On the last night of his Fabulous Dream Vacation In the American Southwest Jae decided to enter a poker tournament — finished in the money, second place.  Oh, those New Year’s collard greens — still working their magic.

We hit the Peppermill afterwards for some belated birthday cake — massive servings of strawberry shortcake — then made a visit to the Jinya Ramen Bar to close out the evening with some reliably delicious Japanese food and draft Sapporo.  Living like kings . . .
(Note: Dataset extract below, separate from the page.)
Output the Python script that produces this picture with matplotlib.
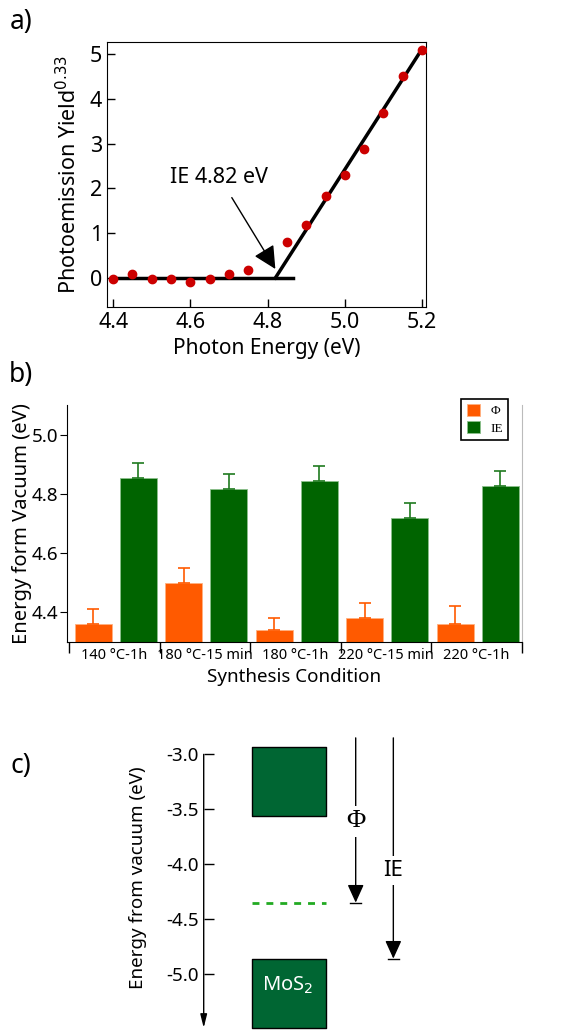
import matplotlib
matplotlib.use("Agg")
import matplotlib.pyplot as plt
import numpy as np

plt.rcParams['font.family'] = ['Noto Sans', 'DejaVu Sans']

# =====================================================
# DATA
# =====================================================

# panel a: photoemission yield
photon_energy = [4.40, 4.45, 4.50, 4.55, 4.60, 4.65, 4.70, 4.75,
                 4.85, 4.90, 4.95, 5.00, 5.05, 5.10, 5.15, 5.20]
yield_033 = [-0.03, 0.08, -0.03, -0.03, -0.10, -0.03, 0.08, 0.18,
             0.80, 1.18, 1.82, 2.29, 2.89, 3.68, 4.52, 5.09]
baseline_x = [4.40, 4.865]
baseline_y = [0.0, 0.0]
fit_x = [4.82, 5.195]
fit_y = [0.0, 5.05]
ie_value = 4.82

# panel b: work function / ionisation energy per condition
conditions = ["140 °C-1h", "180 °C-15 min", "180 °C-1h",
              "220 °C-15 min", "220 °C-1h"]
phi_vals = [4.36, 4.50, 4.34, 4.38, 4.36]
phi_err = [0.05, 0.05, 0.04, 0.05, 0.06]
ie_vals = [4.855, 4.817, 4.845, 4.72, 4.826]
ie_err = [0.05, 0.05, 0.05, 0.05, 0.05]

# panel c: band diagram
cb_bottom = -3.56
cb_top = -2.93
vb_top = -4.86
vb_bottom = -5.49
fermi_level = -4.35
vacuum_ref = -2.85
c_ticks = [-3.0, -3.5, -4.0, -4.5, -5.0]

ORANGE = "#FF5A00"
GREEN = "#006400"
BAND_GREEN = "#006633"

fig = plt.figure(figsize=(5.73, 10.3), dpi=100)

# =====================================================
# PANEL A
# =====================================================

ax1 = fig.add_axes([0.1867, 0.7019, 0.5567, 0.2573])
ax1.plot(photon_energy, yield_033, "o", color="#CC0000", markersize=6,
         zorder=3)
ax1.plot(baseline_x, baseline_y, color="black", lw=2.5)
ax1.plot(fit_x, fit_y, color="black", lw=2.5)
ax1.annotate("IE 4.82 eV", xy=(ie_value, 0.2), xytext=(4.675, 2.25),
             ha="center", va="center", fontsize=15.5,
             arrowprops=dict(arrowstyle="-|>,head_length=0.9,head_width=0.45",
                             lw=1, color="black", shrinkA=6, shrinkB=0))
ax1.set_xlim(4.384, 5.21)
ax1.set_ylim(-0.65, 5.27)
ax1.set_xticks([4.4, 4.6, 4.8, 5.0, 5.2])
ax1.set_xticklabels(["4.4", "4.6", "4.8", "5.0", "5.2"])
ax1.set_yticks([0, 1, 2, 3, 4, 5])
ax1.tick_params(direction="in", length=6, labelsize=15.5, width=1)
ax1.set_xlabel("Photon Energy (eV)", fontsize=15)
ax1.set_ylabel("Photoemission Yield$^{0.33}$", fontsize=15.5, labelpad=6)

# =====================================================
# PANEL B
# =====================================================

ax2 = fig.add_axes([0.1169, 0.3767, 0.7935, 0.2301])
x = np.arange(len(conditions))
ax2.bar(x + 0.264, phi_vals, width=0.41, color=ORANGE, edgecolor="#FFB080",
        lw=0.6, label="Φ")
ax2.bar(x + 0.764, ie_vals, width=0.41, color=GREEN, edgecolor="#8CC08C",
        lw=0.6, label="IE")
ax2.errorbar(x + 0.264, phi_vals, yerr=[np.zeros(5), phi_err], fmt="none",
             ecolor=ORANGE, capsize=4, elinewidth=1.2, capthick=1.2)
ax2.errorbar(x + 0.764, ie_vals, yerr=[np.zeros(5), ie_err], fmt="none",
             ecolor="#1F7A1F", capsize=4, elinewidth=1.2, capthick=1.2)
ax2.set_ylim(4.3, 5.1)
ax2.set_xlim(-0.025, 5.0)
ax2.set_yticks([4.4, 4.6, 4.8, 5.0])
ax2.set_yticklabels(["4.4", "4.6", "4.8", "5.0"])
ax2.set_xticks(np.arange(len(conditions) + 1))
ax2.set_xticklabels([])
ax2.set_xticks(x + 0.5, minor=True)
ax2.set_xticklabels(conditions, minor=True, fontsize=10.5)
ax2.tick_params(axis="x", which="major", direction="out", length=8, width=1)
ax2.tick_params(axis="x", which="minor", length=0, pad=4)
ax2.tick_params(axis="y", direction="out", length=5, labelsize=13.5, pad=1)
ax2.spines["top"].set_visible(False)
ax2.spines["right"].set_color("#BBBBBB")
ax2.set_xlabel("Synthesis Condition", fontsize=13.5)
ax2.set_ylabel("Energy form Vacuum (eV)", fontsize=14.5, labelpad=0)
leg = ax2.legend(loc="upper right", bbox_to_anchor=(0.985, 1.055),
                 prop={"family": "Liberation Serif", "size": 9.5},
                 fancybox=False, edgecolor="black", framealpha=1,
                 handlelength=1.0, handleheight=1.0, borderpad=0.4,
                 labelspacing=0.3, handletextpad=0.8)
leg.get_frame().set_linewidth(1.2)

# =====================================================
# PANEL C
# =====================================================

ax3 = fig.add_axes([0.3555, 0.00107, 0.587, 0.2932])
ax3.set_xlim(0, 1)
ax3.set_ylim(-5.5, -2.75)
for s in ax3.spines.values():
    s.set_visible(False)
ax3.set_xticks([])
ax3.set_yticks(c_ticks)
ax3.set_yticklabels(["-3.0", "-3.5", "-4.0", "-4.5", "-5.0"])
ax3.tick_params(axis="y", direction="in", length=7, labelsize=13.5, width=1)
ax3.set_ylabel("Energy from vacuum (eV)", fontsize=13.5, labelpad=14)
ax3.annotate("", xy=(0, -5.49), xytext=(0, -3.0),
             arrowprops=dict(arrowstyle="-|>,head_length=0.8,head_width=0.2",
                             lw=1, color="black", shrinkA=0, shrinkB=0))

ax3.fill_between([0.1427, 0.3637], cb_bottom, cb_top, color=BAND_GREEN,
                 edgecolor="black", lw=1)
ax3.fill_between([0.1427, 0.3637], vb_bottom, vb_top, color=BAND_GREEN,
                 edgecolor="black", lw=1, clip_on=False)
ax3.plot([0.1427, 0.3637], [fermi_level, fermi_level], color="#22AA22",
         lw=2, ls=(0, (2.5, 2.5)))
ax3.text(0.25, -5.10, "MoS$_2$", color="white", fontsize=14.5,
         ha="center", va="center", fontweight="bold")

for xpos, target, label, label_y, fam, fs in [
        (0.4519, fermi_level, "Φ", -3.61, "Liberation Serif", 19),
        (0.5638, vb_top, "IE", -4.06, "Noto Sans", 16)]:
    ax3.annotate("", xy=(xpos, target), xytext=(xpos, vacuum_ref),
                 arrowprops=dict(arrowstyle="-|>,head_length=1.1,head_width=0.5",
                                 lw=1, color="black", shrinkA=0, shrinkB=0))
    ax3.plot([xpos - 0.016, xpos + 0.016], [target, target], color="black",
             lw=1)
    ax3.text(xpos, label_y, label, ha="center", va="center", fontsize=fs,
             family=fam, bbox=dict(facecolor="white", edgecolor="none",
                                   pad=3))

fig.text(0.037, 0.979, "a)", fontsize=19, ha="center", va="center")
fig.text(0.037, 0.636, "b)", fontsize=19, ha="center", va="center")
fig.text(0.037, 0.256, "c)", fontsize=19, ha="center", va="center")

fig.savefig("out.png", dpi=100)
I don’t open presents before Christmas Day.  Since I’d be on the road then this year, I just took a few presents to open in whatever motel I’d be staying at when the day rolled around (you can see them here) — the rest I left at home to open when I got back.  It would still be Christmas, of course, which doesn’t end until Twelfth Night, 5 January.

The haul was rich.

Mary and Paul sent me two choice Criterion titles:


Adrienne and Bill sent me this terrific Robert Crumb art book — for adult intellectuals only:


J. B. sent me a CD of new tracks he’s been recording over the past year in Nashville — they might be available on iTunes before too long and if so I’ll let everybody know, because they are magnificent:


My sister Anna sent me a gift basket of treats from North Carolina — which are mostly eaten and so can’t be photographed:


My sister Libba sent me a supply of smoked salmon and tuna, which her family makes in Upstate New York — the best in the world:


Jack White sent me a complimentary LP from his label Third Man Records, as a beau geste because a larger set of LPs I’d ordered was delayed:


My cup runneth over — thanks to all!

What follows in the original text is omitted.